The times of lone warriors are over, teamwork is in demand, everybody agrees on that. The attention of organisations on teambuilding activities is accordingly high. In this field adventure-oriented formats still enjoy great popularity. They’re mostly about holding your own against adversarial conditions, such as surviving the rain forest without a can opener, crossing a wild river on a self-made raft etc.
The thing is, unfortunately: this is a model from the stone age. We against fierce nature, against wild creatures or against the rest of the world. Of course this welds a team together– which, above all, then learns to care for itself in the first place. This was useful in the Cretaceous period, indeed...
If you’re lucky, the team will not be able to transfer this learning from a jungle context that couldn’t be further away from daily business in the first place. Psychologically a group defines itself not least by it’s separation from the outside: „we“ and „the others“. The bigger the group cohesion, the clearer the group will draw this line.
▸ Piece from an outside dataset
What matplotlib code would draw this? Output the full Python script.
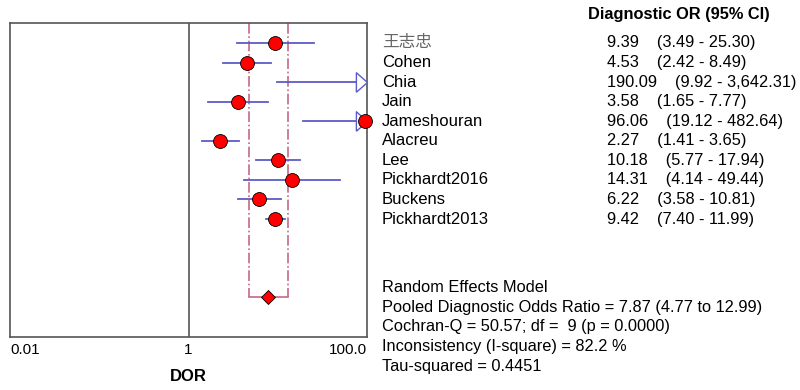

If you are unlucky, monday after the teambuilding event team members will appear in the office armed with a mental Indiana Jones costume, and suddenly you sense a strange loneliness: „They have been riverrafting, and now they won’t talk to me anymore.“ Next thing, your organisation is composed of coexisting self-awareness groups.
Many teambuilding approaches have a fundamental constructional flaw: they focus solely on the internal functioning of teams, but not on their ability to collaborate with other teams or other parts of the organisation. But that’s where it’s happening.
I am not against traditional teambuilding events, I just urgently recommend that apart from the question of how a team will work internally, the question of how it connects externally, how it is integrated in an organisation, and how it manages exchange with its surrounding environment is treated at least with the same care.
Maybe teams will even be transcended in the future, because every time a new member joins, a group will go through all the phases of group dynamics: struggle for power, regulating nearness and distance, dealing with authority etc. But some organisations are so volatile that teams change at a high rate. In such environments teams never get close to a mature stage of their development, and accordingly will have consistently low performance. That might work as long as your competitors aren’t more stable, either, but it’s not really inspiring.
One way out of this might be to think bigger, towards organisations people commit themselves to emotionally, with a collaborational culture stretching across the organisation. In this scenario teams would merely be congested areas of collaboration, not just of cooperation, pursuing common goals.
Thinking about development measures this would mean to foster autonomy of teams to a high enough extent so that team members develop a regional sense of home (a need we still have kept form the stone age, after all), and to a small enough extent so that the hurdles to collaboration with other parts of the organisation remain low.
The condition to achieve this is the development of the ability of individuals to cooperate and an according mindset – which then would be transformed to true collaboration by the felt sense established by mindful leaders. And then, I can tell you, things beyond anyone’s dreams can happen.